THE EXERCISE: Exactly the lines from the line containing "Emit a web page" through the line containing "const sunrise = 7.5, sunset = 19.5;" are to be echoed, with both included and pictures left out.

(Charts and diagrams as code)
## Start
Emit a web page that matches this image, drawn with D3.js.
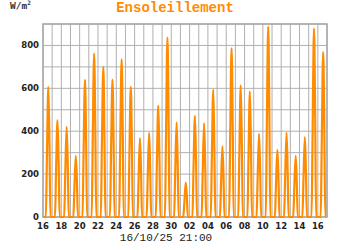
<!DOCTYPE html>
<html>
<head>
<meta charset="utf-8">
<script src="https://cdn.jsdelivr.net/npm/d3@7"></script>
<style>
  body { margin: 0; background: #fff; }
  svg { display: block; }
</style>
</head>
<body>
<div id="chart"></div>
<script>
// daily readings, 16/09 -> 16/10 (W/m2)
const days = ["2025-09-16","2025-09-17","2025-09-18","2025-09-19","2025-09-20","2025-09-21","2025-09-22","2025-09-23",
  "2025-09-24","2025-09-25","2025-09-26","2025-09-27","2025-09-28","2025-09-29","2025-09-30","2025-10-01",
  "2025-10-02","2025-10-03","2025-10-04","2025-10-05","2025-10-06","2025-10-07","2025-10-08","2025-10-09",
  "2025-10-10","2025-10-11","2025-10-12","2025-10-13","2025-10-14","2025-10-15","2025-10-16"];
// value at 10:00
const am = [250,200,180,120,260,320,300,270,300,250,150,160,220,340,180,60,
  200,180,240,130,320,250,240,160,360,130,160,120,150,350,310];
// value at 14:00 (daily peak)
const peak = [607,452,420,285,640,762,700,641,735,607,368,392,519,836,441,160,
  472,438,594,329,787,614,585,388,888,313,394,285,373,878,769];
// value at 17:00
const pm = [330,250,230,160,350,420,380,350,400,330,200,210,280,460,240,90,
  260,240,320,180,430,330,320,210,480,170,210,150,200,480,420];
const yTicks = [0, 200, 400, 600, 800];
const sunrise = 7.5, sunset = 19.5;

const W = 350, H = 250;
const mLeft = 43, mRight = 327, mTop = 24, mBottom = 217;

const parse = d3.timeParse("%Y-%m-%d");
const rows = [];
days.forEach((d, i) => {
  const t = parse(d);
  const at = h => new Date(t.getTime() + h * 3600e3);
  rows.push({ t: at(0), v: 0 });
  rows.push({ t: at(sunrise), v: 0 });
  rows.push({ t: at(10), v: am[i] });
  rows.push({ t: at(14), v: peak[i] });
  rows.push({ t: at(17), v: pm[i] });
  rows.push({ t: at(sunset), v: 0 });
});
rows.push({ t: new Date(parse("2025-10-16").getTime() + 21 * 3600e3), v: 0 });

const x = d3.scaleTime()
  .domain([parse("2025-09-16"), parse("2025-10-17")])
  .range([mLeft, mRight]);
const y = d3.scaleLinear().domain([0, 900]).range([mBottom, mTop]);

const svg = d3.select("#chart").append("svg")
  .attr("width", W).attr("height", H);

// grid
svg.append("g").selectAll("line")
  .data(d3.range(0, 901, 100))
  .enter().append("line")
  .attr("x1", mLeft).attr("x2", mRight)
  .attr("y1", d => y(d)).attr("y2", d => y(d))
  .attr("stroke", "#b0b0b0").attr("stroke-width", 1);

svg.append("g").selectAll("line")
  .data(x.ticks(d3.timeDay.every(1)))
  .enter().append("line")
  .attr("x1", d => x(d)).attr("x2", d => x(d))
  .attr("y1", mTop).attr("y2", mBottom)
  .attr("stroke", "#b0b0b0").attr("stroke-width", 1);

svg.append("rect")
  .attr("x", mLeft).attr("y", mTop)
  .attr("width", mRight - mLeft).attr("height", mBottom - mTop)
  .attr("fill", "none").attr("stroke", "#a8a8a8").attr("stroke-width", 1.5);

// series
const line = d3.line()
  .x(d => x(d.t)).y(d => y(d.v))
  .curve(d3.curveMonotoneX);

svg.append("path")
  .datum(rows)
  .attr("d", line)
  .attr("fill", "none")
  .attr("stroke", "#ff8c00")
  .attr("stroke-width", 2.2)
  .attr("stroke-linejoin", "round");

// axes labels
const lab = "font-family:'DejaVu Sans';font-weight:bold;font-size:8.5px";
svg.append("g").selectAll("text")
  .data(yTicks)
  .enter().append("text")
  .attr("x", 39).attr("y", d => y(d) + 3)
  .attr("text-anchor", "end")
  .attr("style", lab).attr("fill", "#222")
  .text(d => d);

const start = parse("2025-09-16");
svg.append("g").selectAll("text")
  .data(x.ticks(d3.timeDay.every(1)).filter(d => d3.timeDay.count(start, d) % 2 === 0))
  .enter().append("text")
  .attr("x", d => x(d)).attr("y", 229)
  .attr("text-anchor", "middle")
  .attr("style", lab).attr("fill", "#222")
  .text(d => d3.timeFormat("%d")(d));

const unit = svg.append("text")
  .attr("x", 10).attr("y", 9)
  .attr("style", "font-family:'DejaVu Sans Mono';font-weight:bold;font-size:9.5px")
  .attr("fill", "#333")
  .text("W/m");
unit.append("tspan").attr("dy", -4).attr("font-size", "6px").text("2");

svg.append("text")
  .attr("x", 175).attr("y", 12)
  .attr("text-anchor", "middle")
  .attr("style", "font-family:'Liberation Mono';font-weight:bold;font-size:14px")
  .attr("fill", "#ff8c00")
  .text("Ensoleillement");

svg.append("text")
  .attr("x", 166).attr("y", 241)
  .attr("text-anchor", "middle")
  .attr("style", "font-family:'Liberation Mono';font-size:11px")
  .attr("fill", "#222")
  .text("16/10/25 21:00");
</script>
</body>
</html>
## End
## Start
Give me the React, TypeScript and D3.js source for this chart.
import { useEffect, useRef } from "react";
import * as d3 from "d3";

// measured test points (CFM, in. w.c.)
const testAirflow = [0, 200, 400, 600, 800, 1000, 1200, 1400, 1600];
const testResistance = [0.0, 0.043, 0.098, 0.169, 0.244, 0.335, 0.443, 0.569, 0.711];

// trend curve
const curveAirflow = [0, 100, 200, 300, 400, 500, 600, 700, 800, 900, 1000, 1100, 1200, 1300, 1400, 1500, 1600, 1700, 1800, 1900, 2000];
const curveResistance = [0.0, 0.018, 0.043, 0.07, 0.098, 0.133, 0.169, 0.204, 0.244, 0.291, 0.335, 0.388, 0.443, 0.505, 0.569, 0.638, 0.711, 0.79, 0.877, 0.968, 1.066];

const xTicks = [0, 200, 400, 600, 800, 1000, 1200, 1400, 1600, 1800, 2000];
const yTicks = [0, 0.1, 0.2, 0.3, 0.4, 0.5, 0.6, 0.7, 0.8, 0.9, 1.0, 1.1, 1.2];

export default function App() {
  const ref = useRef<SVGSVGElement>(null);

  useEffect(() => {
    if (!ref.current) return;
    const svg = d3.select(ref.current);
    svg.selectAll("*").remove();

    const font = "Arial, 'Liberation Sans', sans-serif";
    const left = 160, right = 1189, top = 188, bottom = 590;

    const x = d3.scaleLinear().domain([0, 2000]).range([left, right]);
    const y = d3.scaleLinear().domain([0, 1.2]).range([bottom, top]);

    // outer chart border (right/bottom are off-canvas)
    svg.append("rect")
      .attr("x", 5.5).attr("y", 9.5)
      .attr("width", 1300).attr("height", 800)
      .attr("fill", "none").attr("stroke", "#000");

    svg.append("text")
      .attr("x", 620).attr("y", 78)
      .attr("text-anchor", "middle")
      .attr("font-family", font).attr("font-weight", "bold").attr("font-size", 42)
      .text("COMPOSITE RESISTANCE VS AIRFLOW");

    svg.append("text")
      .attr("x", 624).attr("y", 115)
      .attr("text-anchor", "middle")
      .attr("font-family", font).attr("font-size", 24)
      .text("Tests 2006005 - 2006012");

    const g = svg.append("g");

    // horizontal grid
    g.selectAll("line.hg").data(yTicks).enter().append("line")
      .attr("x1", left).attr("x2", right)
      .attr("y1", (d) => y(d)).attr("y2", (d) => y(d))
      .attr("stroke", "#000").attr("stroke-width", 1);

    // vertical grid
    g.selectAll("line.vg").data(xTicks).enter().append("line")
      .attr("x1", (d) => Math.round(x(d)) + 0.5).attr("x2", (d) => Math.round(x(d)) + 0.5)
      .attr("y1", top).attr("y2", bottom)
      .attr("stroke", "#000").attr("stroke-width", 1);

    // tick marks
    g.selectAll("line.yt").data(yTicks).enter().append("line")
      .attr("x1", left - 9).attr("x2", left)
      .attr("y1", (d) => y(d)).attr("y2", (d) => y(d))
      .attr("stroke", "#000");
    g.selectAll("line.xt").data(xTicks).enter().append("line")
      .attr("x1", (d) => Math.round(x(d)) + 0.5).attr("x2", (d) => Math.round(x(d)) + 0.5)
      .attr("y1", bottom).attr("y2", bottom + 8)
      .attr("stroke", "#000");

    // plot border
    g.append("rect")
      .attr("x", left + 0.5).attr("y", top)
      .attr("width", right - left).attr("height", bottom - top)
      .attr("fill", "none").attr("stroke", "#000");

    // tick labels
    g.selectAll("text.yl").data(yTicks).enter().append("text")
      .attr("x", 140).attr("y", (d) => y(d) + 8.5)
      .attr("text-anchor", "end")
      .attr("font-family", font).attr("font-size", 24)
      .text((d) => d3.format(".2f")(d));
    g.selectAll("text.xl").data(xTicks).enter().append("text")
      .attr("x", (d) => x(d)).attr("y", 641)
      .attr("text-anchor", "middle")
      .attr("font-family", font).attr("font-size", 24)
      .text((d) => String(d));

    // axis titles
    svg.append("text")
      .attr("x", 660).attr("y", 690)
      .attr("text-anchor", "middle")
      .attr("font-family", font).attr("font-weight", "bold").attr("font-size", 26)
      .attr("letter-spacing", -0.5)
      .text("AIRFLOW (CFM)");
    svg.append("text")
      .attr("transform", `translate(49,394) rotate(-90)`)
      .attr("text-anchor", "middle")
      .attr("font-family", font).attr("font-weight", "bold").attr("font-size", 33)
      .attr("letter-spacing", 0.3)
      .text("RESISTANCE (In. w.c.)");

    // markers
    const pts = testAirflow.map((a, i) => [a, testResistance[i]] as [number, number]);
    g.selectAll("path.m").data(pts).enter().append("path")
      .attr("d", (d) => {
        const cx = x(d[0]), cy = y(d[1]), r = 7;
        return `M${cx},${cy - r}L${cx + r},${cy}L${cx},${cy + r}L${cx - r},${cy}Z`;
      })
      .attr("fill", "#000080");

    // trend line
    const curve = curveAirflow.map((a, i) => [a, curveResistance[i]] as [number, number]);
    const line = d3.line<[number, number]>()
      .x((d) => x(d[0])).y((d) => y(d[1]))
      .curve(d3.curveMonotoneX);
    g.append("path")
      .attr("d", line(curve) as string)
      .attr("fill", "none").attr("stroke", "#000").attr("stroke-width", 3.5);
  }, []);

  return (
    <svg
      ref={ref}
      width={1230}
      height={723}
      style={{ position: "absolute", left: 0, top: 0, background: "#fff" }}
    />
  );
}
## End
THE SOLUTION:
Emit a web page that matches this image, drawn with D3.js.
<!DOCTYPE html>
<html>
<head>
<meta charset="utf-8">
<script src="https://cdn.jsdelivr.net/npm/d3@7"></script>
<style>
  body { margin: 0; background: #fff; }
  svg { display: block; }
</style>
</head>
<body>
<div id="chart"></div>
<script>
// daily readings, 16/09 -> 16/10 (W/m2)
const days = ["2025-09-16","2025-09-17","2025-09-18","2025-09-19","2025-09-20","2025-09-21","2025-09-22","2025-09-23",
  "2025-09-24","2025-09-25","2025-09-26","2025-09-27","2025-09-28","2025-09-29","2025-09-30","2025-10-01",
  "2025-10-02","2025-10-03","2025-10-04","2025-10-05","2025-10-06","2025-10-07","2025-10-08","2025-10-09",
  "2025-10-10","2025-10-11","2025-10-12","2025-10-13","2025-10-14","2025-10-15","2025-10-16"];
// value at 10:00
const am = [250,200,180,120,260,320,300,270,300,250,150,160,220,340,180,60,
  200,180,240,130,320,250,240,160,360,130,160,120,150,350,310];
// value at 14:00 (daily peak)
const peak = [607,452,420,285,640,762,700,641,735,607,368,392,519,836,441,160,
  472,438,594,329,787,614,585,388,888,313,394,285,373,878,769];
// value at 17:00
const pm = [330,250,230,160,350,420,380,350,400,330,200,210,280,460,240,90,
  260,240,320,180,430,330,320,210,480,170,210,150,200,480,420];
const yTicks = [0, 200, 400, 600, 800];
const sunrise = 7.5, sunset = 19.5;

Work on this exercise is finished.